La mise en scène de l’annonce du plan russe de volonté de renversement de la Moldavie s’inscrit dans une volonté de dramatiser l’enjeu. Le remplacement de Natalia Gavrilitsa par Dorin Recean au poste de Premier ministre traduit une volonté de donner un tournant plus sécuritaire au pouvoir exécutif, là où Natalia Gavrilitsa avait le profil d’une experte des réformes économiques. Pour l’heure, la présidente reste néanmoins la pierre angulaire de la politique moldave : Maïa Sandu demeure en effet la personnalité politique la plus susceptible d’emporter la prochaine présidentielle. Naturellement, il faut prendre en compte le vote de la diaspora qui lui est très favorable, mais également la rive gauche de Dniestr qui lui est moins (mais qui représente un potentiel de voix moins important). Cependant, il faut observer que si sa majorité PAS est encore solide au Parlement, les perspectives politiques sont moins prometteuses : aujourd’hui, il n’est pas exclu que les partis d’opposition puissent gagner les législatives si celles-ci se déroulaient à présent. Plus inquiétant pour Maïa Sandu, le pessimisme social est ancré dans l’opinion publique moldave : selon un sondage idata.md, en décembre 2022, 58 % des personnes interrogées pensaient que le pays allait dans la mauvaise direction, contre 32 % d’un avis contraire. Par contraste, en juillet 2021, au moment des élections législatives, 52 % des personnes interrogées pensaient que le pays allait dans la bonne direction.
En d’autres termes, l’analyse de l’opinion publique montre que les Moldaves sont pessimistes sur les prochaines étapes, ce qui constitue une fragilité pour Maïa Sandu, quand bien même elle serait la mieux à même de diriger le pays dans cette période compliquée.
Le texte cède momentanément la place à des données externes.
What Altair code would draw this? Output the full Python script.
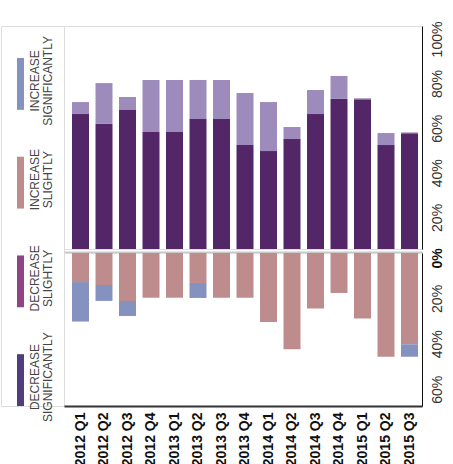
import altair as alt
import pandas as pd

quarters = ["2012 Q1", "2012 Q2", "2012 Q3", "2012 Q4",
            "2013 Q1", "2013 Q2", "2013 Q3", "2013 Q4",
            "2014 Q1", "2014 Q2", "2014 Q3", "2014 Q4",
            "2015 Q1", "2015 Q2", "2015 Q3"]

# upper half (percent)
top_dark = [60.5, 56.1, 62.3, 52.5, 52.5, 58.3, 58.3, 46.6, 43.9, 49.3, 60.5, 67.3, 67.1, 46.6, 51.9]
top_light = [5.4, 18.3, 5.9, 23.3, 23.3, 17.5, 17.5, 23.4, 22.0, 5.4, 10.8, 10.3, 0.5, 5.4, 0.4]

# lower half (percent, drawn downward)
bottom_pink = [12.8, 14.1, 21.1, 19.7, 19.7, 13.2, 19.7, 19.7, 30.4, 42.4, 24.5, 17.6, 28.9, 45.7, 40.2]
bottom_blue = [17.4, 7.0, 6.6, 0, 0, 6.6, 0, 0, 0, 0, 0, 0, 0, 0, 5.5]

top_ticks = [20, 40, 60, 80, 100]
bottom_ticks = [0, 20, 40, 60]

legend_labels = ["INCREASE\nSIGNIFICANTLY", "INCREASE\nSLIGHTLY",
                 "DECREASE\nSLIGHTLY", "DECREASE\nSIGNIFICANTLY"]
legend_colors = ["#8592bf", "#bf8c8e", "#8e4585", "#4f3d7e"]

FONT = "Liberation Sans"

# ---- build tables
top_rows = []
for q, d, l in zip(quarters, top_dark, top_light):
    top_rows.append({"quarter": q, "series": "dark", "start": 0, "end": d})
    top_rows.append({"quarter": q, "series": "light", "start": d, "end": d + l})
top_df = pd.DataFrame(top_rows)

bot_rows = []
for q, p, b in zip(quarters, bottom_pink, bottom_blue):
    bot_rows.append({"quarter": q, "series": "pink", "start": 0, "end": p})
    bot_rows.append({"quarter": q, "series": "blue", "start": p, "end": p + b})
bot_df = pd.DataFrame(bot_rows)

leg_df = pd.DataFrame({"label": legend_labels})

x_scale = alt.Scale(paddingInner=0.277, paddingOuter=0.2555, align=0.667)

top = alt.Chart(top_df).mark_bar().encode(
    x=alt.X("quarter:N", sort=quarters, scale=x_scale,
            axis=alt.Axis(labels=False, ticks=False, title=None,
                          domainColor="#c9c9c9", domainWidth=2, offset=3)),
    y=alt.Y("start:Q", scale=alt.Scale(domain=[0, 100], nice=False),
            axis=alt.Axis(orient="right", values=top_ticks,
                          labelExpr="datum.value + '%'", labelAngle=270,
                          labelAlign="center", labelBaseline="top",
                          labelOffset=13, labelPadding=8, ticks=False,
                          grid=False, title=None, domainColor="#111",
                          labelFont=FONT, labelFontSize=14, labelColor="#333",
                          labelOverlap=False)),
    y2="end:Q",
    color=alt.Color("series:N",
                    scale=alt.Scale(domain=["dark", "light"], range=["#522667", "#9d8cbb"]),
                    legend=None),
).properties(width=358, height=223)

bottom = alt.Chart(bot_df).mark_bar().encode(
    x=alt.X("quarter:N", sort=quarters, scale=x_scale,
            axis=alt.Axis(title=None, ticks=False, labelAngle=270,
                          labelAlign="right", labelBaseline="middle",
                          labelFontWeight="bold", labelFontSize=14,
                          labelFont=FONT, labelPadding=6, labelColor="#111",
                          domainColor="#333", domainWidth=2,
                          labelOverlap=False)),
    y=alt.Y("start:Q", scale=alt.Scale(domain=[0, 67.4], nice=False, reverse=True),
            axis=alt.Axis(orient="right", values=bottom_ticks,
                          labelExpr="datum.value + '%'", labelAngle=270,
                          labelAlign="center", labelBaseline="top",
                          labelOffset={"condition": {"test": "datum.value == 0", "value": 5}, "value": 0},
                          labelFontWeight={"condition": {"test": "datum.value == 0", "value": "bold"}, "value": "normal"},
                          labelColor={"condition": {"test": "datum.value == 0", "value": "#111"}, "value": "#333"},
                          labelPadding=8, ticks=False, grid=False, title=None,
                          domainColor="#111", labelFont=FONT, labelFontSize=14,
                          labelOverlap=False)),
    y2="end:Q",
    color=alt.Color("series:N",
                    scale=alt.Scale(domain=["pink", "blue"], range=["#bf8c8e", "#8592bf"]),
                    legend=None),
).properties(width=358, height=153)

leg_y = alt.Y("label:N", sort=legend_labels,
              scale=alt.Scale(range=[32, 380], paddingInner=0.475, paddingOuter=0),
              axis=None)

swatches = alt.Chart(leg_df).mark_rect().encode(
    x=alt.value(16), x2=alt.value(23), y=leg_y,
    color=alt.Color("label:N", scale=alt.Scale(domain=legend_labels, range=legend_colors),
                    legend=None),
)
texts = alt.Chart(leg_df).mark_text(
    angle=270, align="center", baseline="middle", lineBreak="\n",
    font=FONT, fontSize=12, lineHeight=13, color="#444", dx=3
).encode(x=alt.value(34), y=leg_y, text="label:N")

legend = alt.layer(swatches, texts).properties(width=63, height=380)

right = alt.vconcat(top, bottom, spacing=4, bounds="flush").resolve_scale(
    y="independent", color="independent")

chart = alt.hconcat(legend, right, spacing=0, bounds="flush").resolve_scale(
    y="independent", color="independent"
).properties(
    padding={"left": 0, "top": 20, "right": 5, "bottom": 0}
).configure_view(strokeWidth=0).configure(font=FONT)

chart.save("out.html", embed_options={"renderer": "svg", "actions": False})
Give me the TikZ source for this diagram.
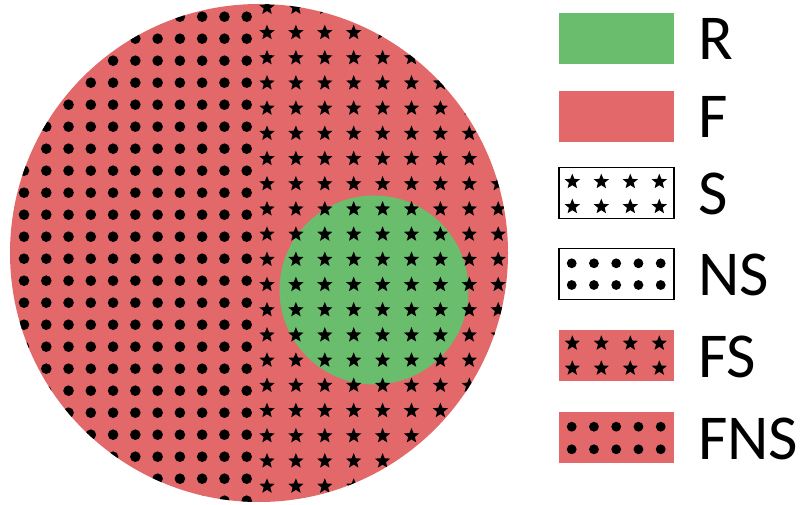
\documentclass[tikz,border=0pt]{standalone}
\usepackage{fontspec}
\setmainfont{Carlito}
\definecolor{rgreen}{RGB}{106,189,109}
\definecolor{fred}{RGB}{226,104,106}
\newcommand\mystar[2]{\fill ({#1},{#2}) +(-90:8) -- +(-54:3.5) -- +(-18:8) -- +(18:3.5) -- +(54:8) -- +(90:3.5) -- +(126:8) -- +(162:3.5) -- +(198:8) -- +(234:3.5) -- cycle;}
\tikzset{
  legbox/.style={minimum width=115pt, minimum height=51pt, inner sep=0pt, outer sep=0pt, anchor=north west},
  framed/.style={legbox, draw=black, line width=1.2pt, fill=white},
  lab/.style={inner sep=0pt, anchor=base west, font=\fontsize{64}{70}\selectfont}
}
\begin{document}
\begin{tikzpicture}[x=1pt,y=-1pt]
\useasboundingbox (0,0) rectangle (800,505);
% main circles
\fill[fred] (259,253) circle[radius=249];
\fill[rgreen] (374,290) circle[radius=94.5];
% dots (left half)
\begin{scope}
\clip (259,253) circle[radius=249];
\clip (0,0) rectangle (255,505);
\foreach \i in {0,...,10} {\foreach \j in {0,...,22} {
  \fill ({24+22.27*\i},{16.7+22*\j}) circle[radius=5.3];}}
\end{scope}
% stars (right half)
\begin{scope}
\clip (259,253) circle[radius=249];
\clip (255,0) rectangle (520,505);
\foreach \i in {0,...,8} {\foreach \j in {0,...,19} {
  \mystar{267+28.9*\i}{7.5+25.2*\j}}}
\end{scope}
% legend boxes
\node[legbox, fill=rgreen] (legR) at (559,12.7) {};
\node[legbox, fill=fred] (legF) at (559,90.7) {};
\node[framed] (legS) at (559,167.5) {};
\node[framed] (legNS) at (559,248.3) {};
\node[legbox, fill=fred] (legFS) at (559,330) {};
\node[legbox, fill=fred] (legFNS) at (559,412.3) {};
% legend patterns
\foreach \i in {0,...,3} {
  \mystar{572.3+29*\i}{181.7}
  \mystar{572.3+29*\i}{206.7}
  \mystar{572.3+29*\i}{343.3}
  \mystar{572.3+29*\i}{368.3}
}
\foreach \i in {0,...,4} {
  \fill ({571.7+22.25*\i},263.3) circle[radius=4.9];
  \fill ({571.7+22.25*\i},285) circle[radius=4.9];
  \fill ({571.7+22.25*\i},426.7) circle[radius=4.9];
  \fill ({571.7+22.25*\i},449.3) circle[radius=4.9];
}
% labels
\node[lab] (labR) at (698,59.5) {R};
\node[lab] (labF) at (698,137.7) {F};
\node[lab] (labS) at (698,214.4) {S};
\node[lab] (labNS) at (698,295.1) {NS};
\node[lab] (labFS) at (698,377) {FS};
\node[lab] (labFNS) at (698,459.2) {FNS};
\end{tikzpicture}
\end{document}
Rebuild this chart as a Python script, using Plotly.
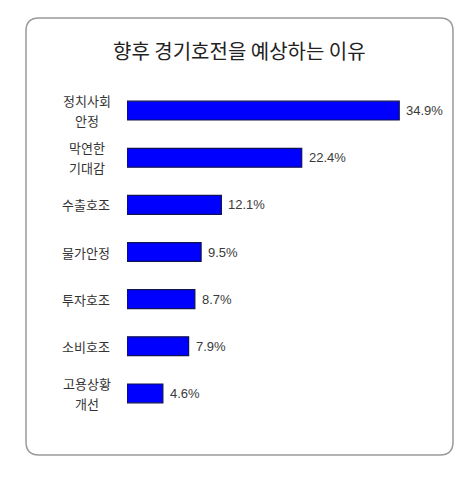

Réformiste intègre et personnalité reconnue pour sa compétence, sa capacité à gérer les attentes populaires face à une très forte inflation sera mise à l’épreuve. Ce sera l’enjeu essentiel des manifestations qui ne manqueront pas de fragiliser le prochain gouvernement.
Un coup d’État pro-russe, condamné à court terme
Plaçons-nous à présent dans l’hypothèse où la Russie souhaite non seulement déstabiliser le pouvoir en place, mais de surcroît véritablement le renverser, pour le remplacer par un pouvoir suivant plus volontiers sa ligne politique.
Un tel scénario ne peut être exclu, et c’est d’ailleurs celui que sous-tend l’analyse des éléments communiqués par les services de renseignement ukrainiens.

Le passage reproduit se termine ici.